Last year, when Bulgari launched its Serpenti watch collection, despite the fact that this beautifully crafted watch was in 18 carat pink gold and set with round brilliant-cut diamonds, it was reptilian in appearance and therefore a no-no as far as I was concerned.

LAKIN@LARGE - Scotching the snake!

To eliminate the thoughts of this reptilian timepiece, as is my wont, I made one of my regular pilgrimages to Menton via Nice. Thumbing through the in-flight magazine on my way down, a sub-title caught my eye: ‘Five strange spa experiences’. There was a Beer Bath in Prague, a Hay Bath in Innsbruck, Vinotherapy in Bordeaux, a Dr Fish in Bodrum, Turkey, where people immerse themselves in pools of water and let little fish nibble away at their dead skin and finally, joy of joys, a Snake Spa in Tel Aviv where lunatics from the genus Homo sapiens actually pay good money to have snakes massage them by slithering over their bodies. Yuk! Who comes up with ideas like that?
I arrived in Menton a trembling wreck so I resorted to an ancient recipe for dismissing unpleasant things from the mind whereby you mix large quantities of scotch with small quantities of water in an effort to forget about the snake massage. The next day, I continued to imbibe despite my normal embargo on letting alcohol pass my lips before five o’clock and by early evening, when some friends arrived I was all smiles. Aware of my usual self-imposed habit of daytime abstention, Big Jake asked, “Why are you drinking so early in the day?”
“To forget!” I told him with a grin as wide as that of a Cheshire cat.
“To forget what?” he asked. “I can’t remember!” I told him in all honesty.
The following morning, I made my way down the stairs and rather unsteadily opened the shutters of the living room, blinked at the harsh sunlight and stepped out onto the terrace. I took a deep breath, looked around and sauntered over to where a piece of rope was lying on the ground – except it wasn’t a piece of rope, it was a bloody snake!
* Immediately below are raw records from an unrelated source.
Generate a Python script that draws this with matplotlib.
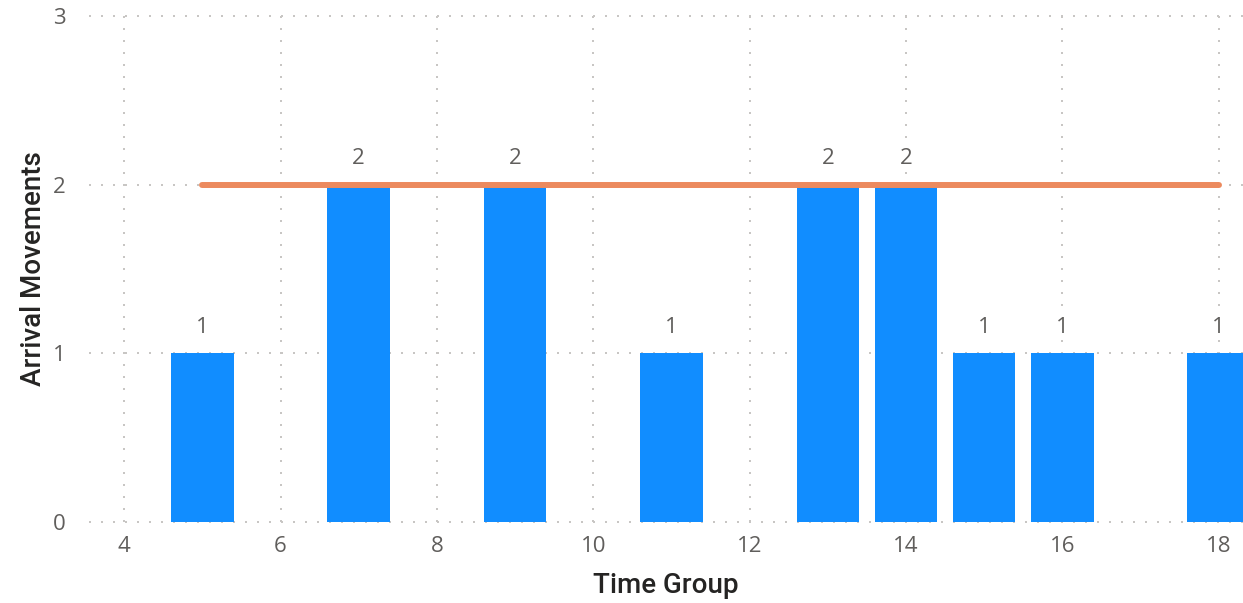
import matplotlib
matplotlib.use("Agg")
import matplotlib.pyplot as plt

# --- dữ liệu ---
time_group = [5, 7, 9, 11, 13, 14, 15, 16, 18]
arrivals = [1, 2, 2, 1, 2, 2, 1, 1, 1]
avg_line = [2, 2, 2, 2, 2, 2, 2, 2, 2]
x_ticks = [4, 6, 8, 10, 12, 14, 16, 18]
y_ticks = [0, 1, 2, 3]

bar_color = "#118DFF"
line_color = "#EC8A5E"
tick_color = "#605E5C"
title_color = "#252423"
grid_color = "#C8C6C4"

plt.rcParams['font.family'] = ['Open Sans', 'DejaVu Sans']

fig = plt.figure(figsize=(12.43, 6.03), dpi=100)
ax = fig.add_axes([89 / 1243, 81 / 603, 1 - 89 / 1243, (522 - 16) / 603])

ax.bar(time_group, arrivals, width=0.8, color=bar_color, zorder=2)
ax.plot(time_group, avg_line, color=line_color, lw=4.3,
        solid_capstyle='round', zorder=3)

for xv, yv in zip(time_group, arrivals):
    ax.text(xv, yv + 0.155, str(yv), ha='center', va='center',
            fontsize=16, color=tick_color, zorder=4,
            bbox=dict(facecolor='white', edgecolor='none', pad=1))

ax.set_xlim(3.55, 18.31)
ax.set_ylim(0, 3)

# lưới chấm
for yv in y_ticks:
    ax.plot([3.55, 18.31], [yv, yv], color=grid_color, lw=1.44,
            ls=(0, (1, 5)), zorder=1, clip_on=False)
for xv in x_ticks:
    ax.plot([xv, xv], [0, 3], color=grid_color, lw=1.44,
            ls=(0, (1, 5)), zorder=1, clip_on=False)

ax.set_xticks(x_ticks)
ax.set_yticks(y_ticks)
ax.tick_params(axis='both', length=0, labelsize=16, colors=tick_color)
ax.tick_params(axis='x', pad=10)
ax.tick_params(axis='y', pad=17)
for s in ax.spines.values():
    s.set_visible(False)

ax.set_xlabel("Time Group", fontsize=20, color=title_color,
              fontweight='medium', family=['Roboto', 'DejaVu Sans'],
              labelpad=11)
ax.set_ylabel("Arrival Movements", fontsize=20, color=title_color,
              fontweight='medium', family=['Roboto', 'DejaVu Sans'],
              labelpad=4)

fig.savefig("out.png", dpi=100)
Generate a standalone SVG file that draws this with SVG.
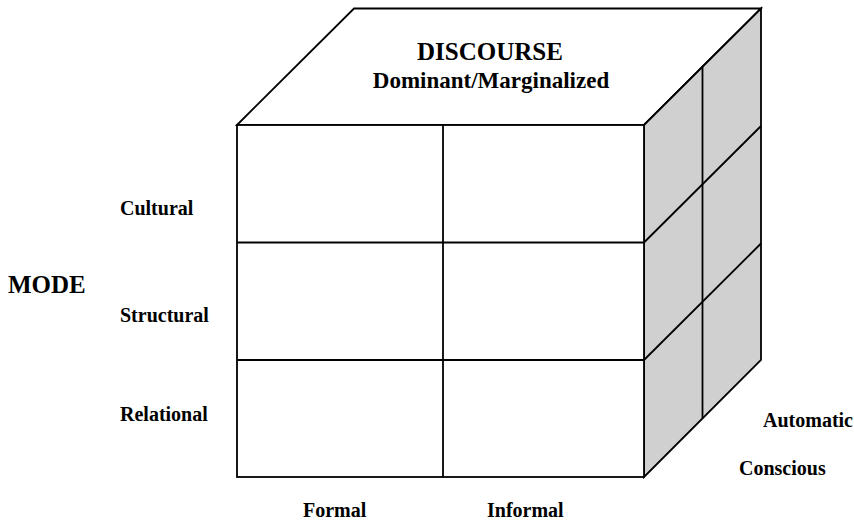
<svg xmlns="http://www.w3.org/2000/svg" width="854" height="523" viewBox="0 0 854 523">
  <style>
    .edge { fill: none; stroke: #000; stroke-width: 1.8; stroke-linejoin: miter; }
    .face { stroke: #000; stroke-width: 1.8; stroke-linejoin: miter; }
    .lbl { font-family: "Liberation Serif", "Times New Roman", serif; font-weight: bold; fill: #000; }
    .axis { font-size: 25px; }
    .tick { font-size: 20px; }
  </style>
  <rect width="854" height="523" fill="#fff"/>

  <!-- Top face: discourse -->
  <g id="top-face">
    <polygon class="face" fill="#fff" points="237,125 354,8.5 761,8.5 644,125"/>
    <text class="lbl axis" x="490" y="60" text-anchor="middle">DISCOURSE</text>
    <text class="lbl" font-size="23" x="491" y="88" text-anchor="middle">Dominant/Marginalized</text>
  </g>

  <!-- Right face: automatic / conscious -->
  <g id="side-face">
    <polygon class="face" fill="#d0d0d0" points="644,125 761,8.5 761,360 644,477"/>
    <line class="edge" x1="702.5" y1="66.75" x2="702.5" y2="418.5"/>
    <line class="edge" x1="644" y1="242.5" x2="761" y2="126"/>
    <line class="edge" x1="644" y1="360" x2="761" y2="243.5"/>
  </g>

  <!-- Front face: mode x formal/informal grid -->
  <g id="front-face">
    <rect class="face" fill="#fff" x="237" y="125" width="407" height="352"/>
    <line class="edge" x1="443" y1="125" x2="443" y2="477"/>
    <line class="edge" x1="237" y1="242.5" x2="644" y2="242.5"/>
    <line class="edge" x1="237" y1="360" x2="644" y2="360"/>
  </g>

  <!-- Mode axis labels -->
  <g id="mode-labels">
    <text class="lbl axis" x="8" y="293">MODE</text>
    <text class="lbl tick" x="120" y="215">Cultural</text>
    <text class="lbl tick" x="120" y="322">Structural</text>
    <text class="lbl tick" x="120" y="421">Relational</text>
  </g>

  <!-- Formality labels -->
  <g id="formality-labels">
    <text class="lbl tick" x="303" y="517">Formal</text>
    <text class="lbl tick" x="487" y="517">Informal</text>
  </g>

  <!-- Awareness labels -->
  <g id="awareness-labels">
    <text class="lbl tick" x="763" y="427">Automatic</text>
    <text class="lbl tick" x="739" y="475">Conscious</text>
  </g>
</svg>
Moving faster than Ben Johnson’s drug-fuelled 100 metres, I’d locked the terrace door and, trembling like a newborn leaf, glared through the glass pane at the monstrous intruder. Showing a hitherto unknown courage, I took a very long twig from the fireplace, opened the door and tentatively poked the snake hoping it had died of fright. Unhappily, it raised its head, flashed its tiny fangs and let out a timorous hiss. Needless to say I was back indoors so quickly I broke the world record for sprinting five metres backwards.
After much conjecture and using my newly discovered Herculean strength, it took three logs of firewood, dropped from a great height, before the snake bit the proverbial dust. Needless to say, I have since been accused of being a murderer and a barbarian, but what would you do confronted by snake you don’t know? Eve I ain’t, and anyway I’d look ridiculous wearing a fig leaf!
Which reminds me of a story about a snake that goes to an optician complaining of poor eyesight. “Try these spectacles,” said the optician, “and come back in a couple of weeks and let me know if they’ve helped.” Ten days later, the snake returned looking rather depressed. “What’s wrong, aren’t the spectacles any good?” asked the optician.
“Yes, they’re fine. It’s just that I discovered I’ve been sleeping with a hosepipe for the last couple of years!”
Well, you’ve got to laugh haven’t you?